Published versus coming. ACT / RFT advocates often know about the data that are coming. We may know the researchers involved and feel that we can make some judgments. If you just look at publications (which an outside critic simply must do in order to be responsible) the picture looks different from the outside than it does from the inside. ACT / RFT research has been going on for 30 years, but it has only been visible for a few years, with the publication of the 1999 book on ACT and the 2001 book on RFT. About 75% of the outcome research is in the last 3 years. If the program is truly progressive, these differences will narrow over time however. If you want to get the recent meta-analyses and are a member go to the publications area. If you are not, then click here to join!

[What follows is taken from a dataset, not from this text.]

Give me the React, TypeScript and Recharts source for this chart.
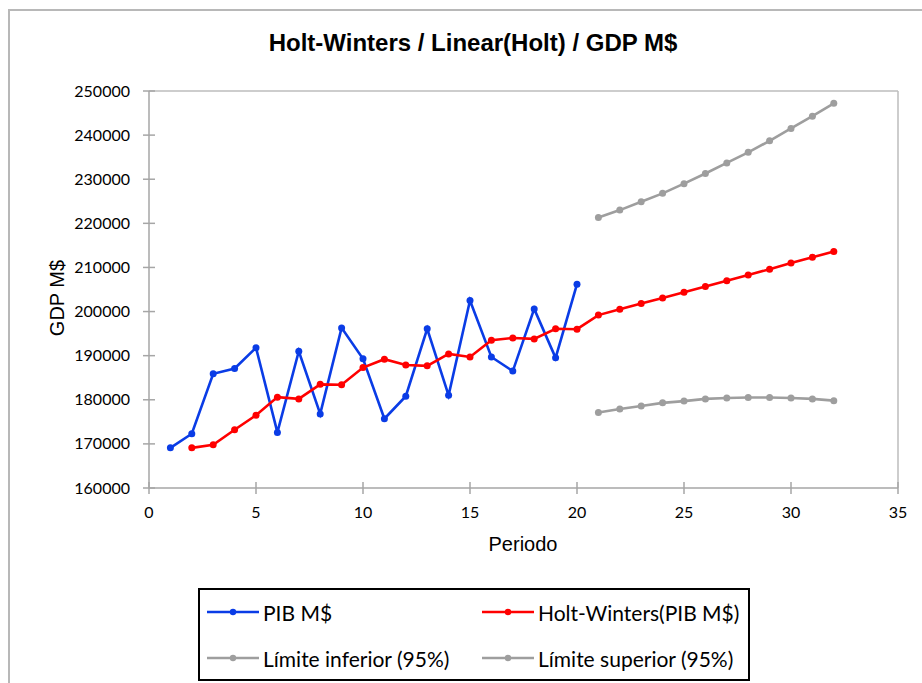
import React from 'react';
import { LineChart, Line, XAxis, YAxis, ReferenceLine } from 'recharts';

const pibPeriods = [1, 2, 3, 4, 5, 6, 7, 8, 9, 10, 11, 12, 13, 14, 15, 16, 17, 18, 19, 20];
const pib = [169100, 172300, 185900, 187100, 191800, 172600, 191000, 176800, 196300, 189300, 175700, 180800, 196100, 181000, 202500, 189700, 186500, 200600, 189500, 206200];

const holtPeriods = [2, 3, 4, 5, 6, 7, 8, 9, 10, 11, 12, 13, 14, 15, 16, 17, 18, 19, 20, 21, 22, 23, 24, 25, 26, 27, 28, 29, 30, 31, 32];
const holt = [169100, 169800, 173200, 176500, 180600, 180200, 183500, 183400, 187300, 189200, 187900, 187700, 190400, 189700, 193500, 194000, 193800, 196100, 196000, 199200, 200500, 201800, 203100, 204400, 205700, 207000, 208300, 209600, 211000, 212300, 213600];

const forecastPeriods = [21, 22, 23, 24, 25, 26, 27, 28, 29, 30, 31, 32];
const lower = [177100, 177900, 178600, 179300, 179700, 180200, 180400, 180500, 180500, 180400, 180200, 179800];
const upper = [221300, 223000, 224900, 226800, 229000, 231300, 233700, 236100, 238700, 241500, 244300, 247200];

const xTicks = [0, 5, 10, 15, 20, 25, 30, 35];
const yTicks = [160000, 170000, 180000, 190000, 200000, 210000, 220000, 230000, 240000, 250000];

const title = 'Holt-Winters / Linear(Holt) / GDP M$';
const xTitle = 'Periodo';
const yTitle = 'GDP M$';
const seriesNames = ['PIB M$', 'Holt-Winters(PIB M$)', 'Límite inferior (95%)', 'Límite superior (95%)'];
const seriesColors = ['#0a3ce6', '#ff0000', '#9e9e9e', '#9e9e9e'];

const allPeriods = Array.from(new Set([...pibPeriods, ...holtPeriods, ...forecastPeriods])).sort((a, b) => a - b);
const rows = allPeriods.map((p) => {
  const row: any = { x: p };
  const i1 = pibPeriods.indexOf(p);
  if (i1 >= 0) row.pib = pib[i1];
  const i2 = holtPeriods.indexOf(p);
  if (i2 >= 0) row.holt = holt[i2];
  const i3 = forecastPeriods.indexOf(p);
  if (i3 >= 0) {
    row.lower = lower[i3];
    row.upper = upper[i3];
  }
  return row;
});

const AXIS = '#a6a6a6';
const TICK_FONT = 'Lato, "Open Sans", sans-serif';

const YTick = (props: any) => {
  const { x, y, payload } = props;
  return (
    <g>
      <line x1={x - 6} x2={x + 6} y1={y} y2={y} stroke={AXIS} strokeWidth={1.5} />
      <text x={x - 19} y={y} dy={5.5} textAnchor="end" fontFamily={TICK_FONT} fontSize={16} fill="#000">
        {payload.value}
      </text>
    </g>
  );
};

const XTick = (props: any) => {
  const { x, y, payload } = props;
  return (
    <g>
      <line x1={x} x2={x} y1={y - 6} y2={y + 6} stroke={AXIS} strokeWidth={1.5} />
      <text x={x} y={y + 30} textAnchor="middle" fontFamily={TICK_FONT} fontSize={16} fill="#000">
        {payload.value}
      </text>
    </g>
  );
};

const LegendItem = ({ left, top, color, label }: { left: number; top: number; color: string; label: string }) => (
  <div style={{ position: 'absolute', left, top, height: 24, display: 'flex', alignItems: 'center' }}>
    <svg width={56} height={24} style={{ display: 'block' }}>
      <line x1={1} x2={53} y1={12} y2={12} stroke={color} strokeWidth={2.5} />
      <circle cx={27} cy={12} r={3.2} fill={color} />
    </svg>
    <span style={{ fontFamily: TICK_FONT, fontSize: 21, color: '#000', whiteSpace: 'nowrap', marginLeft: 1 }}>{label}</span>
  </div>
);

export default function App() {
  return (
    <div style={{ position: 'fixed', left: 0, top: 0, width: 922, height: 683, overflow: 'hidden', background: '#fff' }}>
      <div style={{ position: 'absolute', left: 8, top: 9, width: 1000, height: 1000, border: '2px solid #b8b8b8' }} />
      <div
        style={{
          position: 'absolute',
          left: 0,
          width: 946,
          top: 29,
          textAlign: 'center',
          fontFamily: '"Liberation Sans", Arial, sans-serif',
          fontWeight: 'bold',
          fontSize: 24,
          color: '#000',
        }}
      >
        {title}
      </div>
      <div style={{ position: 'absolute', left: 0, top: 0 }}>
        <LineChart width={922} height={683} data={rows} margin={{ top: 91, right: 24, left: 0, bottom: 135 }}>
          <XAxis
            dataKey="x"
            type="number"
            domain={[0, 35]}
            ticks={xTicks}
            interval={0}
            stroke={AXIS}
            strokeWidth={1.5}
            tickLine={false}
            tickSize={0}
            tickMargin={0}
            height={60}
            tick={<XTick />}
            allowDataOverflow
          />
          <YAxis
            type="number"
            domain={[160000, 250000]}
            ticks={yTicks}
            interval={0}
            stroke={AXIS}
            strokeWidth={1.5}
            tickLine={false}
            tickSize={0}
            tickMargin={0}
            width={149}
            tick={<YTick />}
            allowDataOverflow
          />
          <ReferenceLine y={250000} stroke="#bdbdbd" strokeWidth={1.5} />
          <ReferenceLine x={35} stroke="#bdbdbd" strokeWidth={1.5} />
          <Line dataKey="pib" stroke={seriesColors[0]} strokeWidth={2.6} dot={{ r: 3.5, fill: seriesColors[0], stroke: seriesColors[0], strokeWidth: 0 }} isAnimationActive={false} connectNulls={false} />
          <Line dataKey="holt" stroke={seriesColors[1]} strokeWidth={2.6} dot={{ r: 3.5, fill: seriesColors[1], stroke: seriesColors[1], strokeWidth: 0 }} isAnimationActive={false} connectNulls={false} />
          <Line dataKey="lower" stroke={seriesColors[2]} strokeWidth={2.6} dot={{ r: 3.5, fill: seriesColors[2], stroke: seriesColors[2], strokeWidth: 0 }} isAnimationActive={false} connectNulls={false} />
          <Line dataKey="upper" stroke={seriesColors[3]} strokeWidth={2.6} dot={{ r: 3.5, fill: seriesColors[3], stroke: seriesColors[3], strokeWidth: 0 }} isAnimationActive={false} connectNulls={false} />
        </LineChart>
      </div>
      <div
        style={{
          position: 'absolute',
          left: 523,
          top: 533,
          transform: 'translateX(-50%)',
          fontFamily: '"Liberation Sans", Arial, sans-serif',
          fontSize: 20,
          color: '#000',
          whiteSpace: 'nowrap',
        }}
      >
        {xTitle}
      </div>
      <div
        style={{
          position: 'absolute',
          left: 57,
          top: 298,
          transform: 'translate(-50%, -50%) rotate(-90deg)',
          fontFamily: '"Liberation Sans", Arial, sans-serif',
          fontSize: 20,
          color: '#000',
          whiteSpace: 'nowrap',
        }}
      >
        {yTitle}
      </div>
      <div style={{ position: 'absolute', left: 198, top: 588, width: 552, height: 93, border: '2px solid #000', boxSizing: 'border-box' }}>
        <LegendItem left={6} top={10} color={seriesColors[0]} label={seriesNames[0]} />
        <LegendItem left={281} top={10} color={seriesColors[1]} label={seriesNames[1]} />
        <LegendItem left={6} top={56} color={seriesColors[2]} label={seriesNames[2]} />
        <LegendItem left={281} top={56} color={seriesColors[3]} label={seriesNames[3]} />
      </div>
    </div>
  );
}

The reviews by Ost. Lar-Goran has been invited to ACT conferences many times to criticize the work. Some of his criticisms have been very useful. Others come from a different research tradition and don't have much appeal (e.g., the demand to focus only on syndromes; the insistance that only syndromal measure matter in outcomes). The other problem is that his two reviews have data problems. The first one (in 2008) attributed differences in methodological quality between ACT and CBT to the sloppiness of ACT studies. In fact, Brandon Gaudiano showed (see Gaudiano, 2009) that if you more collect data on funding the differences more carefully you see that all of these differences were due to funding. The study by Ost (in 2014) used ratings of methodological quality have not been replicated by others using the same scale (see the A-Tjak study; when Ost's rating were compared to this study on the same studies, Ost's were more against ACT and had an unacceptably low kappa of .35). The scale itself has several problems in my humble opinion but the A-Tjak study used a team approach for ratings that included ACT critics and ACT researchers, instead of using a single ACT critic and student raters. There were also over 80 factual or interpretive errors made in reading the ACT literature, which weaken the conclusions. A response article has been submitted to BRAT.

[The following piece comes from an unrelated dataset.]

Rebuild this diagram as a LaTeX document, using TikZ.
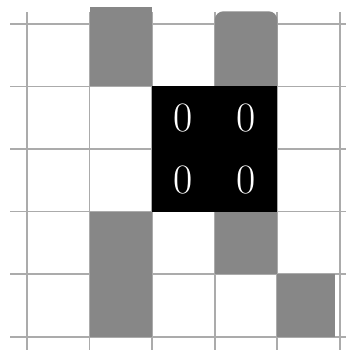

Bottom line. We think declaring that something is "evidence based" is a communitarian effort that should have the same open and agreed to standards that are carefully applied to all methods. APA has that ... and ACT is listed as evidence based in several areas. SAMHSA has that and ACT is listed in several areas there too. In the ACBS community we prefer to learn from our critics and keep on pursuing our vision and trying to get better.